Lift out each line of the data that holds "this".

> Listing
** start **
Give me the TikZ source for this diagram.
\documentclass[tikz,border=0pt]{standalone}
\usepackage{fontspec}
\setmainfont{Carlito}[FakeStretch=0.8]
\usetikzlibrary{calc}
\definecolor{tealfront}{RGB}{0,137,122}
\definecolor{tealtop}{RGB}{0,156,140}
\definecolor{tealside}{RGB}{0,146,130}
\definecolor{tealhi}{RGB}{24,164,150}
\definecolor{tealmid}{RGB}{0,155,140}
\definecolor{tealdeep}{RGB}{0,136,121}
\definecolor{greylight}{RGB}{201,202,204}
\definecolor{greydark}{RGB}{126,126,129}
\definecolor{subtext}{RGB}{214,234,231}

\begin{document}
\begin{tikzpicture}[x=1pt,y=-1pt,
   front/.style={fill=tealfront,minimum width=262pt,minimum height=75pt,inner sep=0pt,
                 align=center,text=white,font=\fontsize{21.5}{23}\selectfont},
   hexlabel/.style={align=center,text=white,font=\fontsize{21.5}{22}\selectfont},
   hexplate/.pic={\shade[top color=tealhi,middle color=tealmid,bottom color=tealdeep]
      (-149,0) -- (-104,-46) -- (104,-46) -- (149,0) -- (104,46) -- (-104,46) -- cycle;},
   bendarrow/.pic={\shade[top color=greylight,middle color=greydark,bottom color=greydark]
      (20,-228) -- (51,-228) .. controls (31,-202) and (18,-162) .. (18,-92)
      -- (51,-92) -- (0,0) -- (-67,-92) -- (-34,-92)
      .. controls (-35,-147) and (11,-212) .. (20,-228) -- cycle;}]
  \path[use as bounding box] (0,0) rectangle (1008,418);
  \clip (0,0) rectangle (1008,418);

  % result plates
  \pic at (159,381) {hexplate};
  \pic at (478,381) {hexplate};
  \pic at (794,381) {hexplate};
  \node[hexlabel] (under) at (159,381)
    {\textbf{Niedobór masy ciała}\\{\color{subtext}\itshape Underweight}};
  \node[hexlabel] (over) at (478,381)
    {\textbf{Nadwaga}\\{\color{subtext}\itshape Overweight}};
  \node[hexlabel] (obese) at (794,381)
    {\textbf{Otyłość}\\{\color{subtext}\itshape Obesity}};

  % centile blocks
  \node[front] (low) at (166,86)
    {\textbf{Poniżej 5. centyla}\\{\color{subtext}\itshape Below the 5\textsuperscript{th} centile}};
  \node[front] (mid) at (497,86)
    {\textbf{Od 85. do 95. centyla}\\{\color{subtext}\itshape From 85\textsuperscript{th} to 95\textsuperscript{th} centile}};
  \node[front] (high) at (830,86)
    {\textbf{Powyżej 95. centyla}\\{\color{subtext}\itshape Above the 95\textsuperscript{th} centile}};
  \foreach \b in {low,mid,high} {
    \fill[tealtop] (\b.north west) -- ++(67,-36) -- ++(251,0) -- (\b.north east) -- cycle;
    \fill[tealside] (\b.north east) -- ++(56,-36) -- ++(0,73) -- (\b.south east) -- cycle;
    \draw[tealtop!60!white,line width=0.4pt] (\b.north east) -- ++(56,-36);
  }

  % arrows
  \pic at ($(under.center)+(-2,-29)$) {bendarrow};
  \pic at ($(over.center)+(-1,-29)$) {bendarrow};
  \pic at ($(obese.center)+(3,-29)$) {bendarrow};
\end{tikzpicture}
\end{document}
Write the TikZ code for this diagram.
** end **
> Exercise answer
Give me the TikZ source for this diagram.
Write the TikZ code for this diagram.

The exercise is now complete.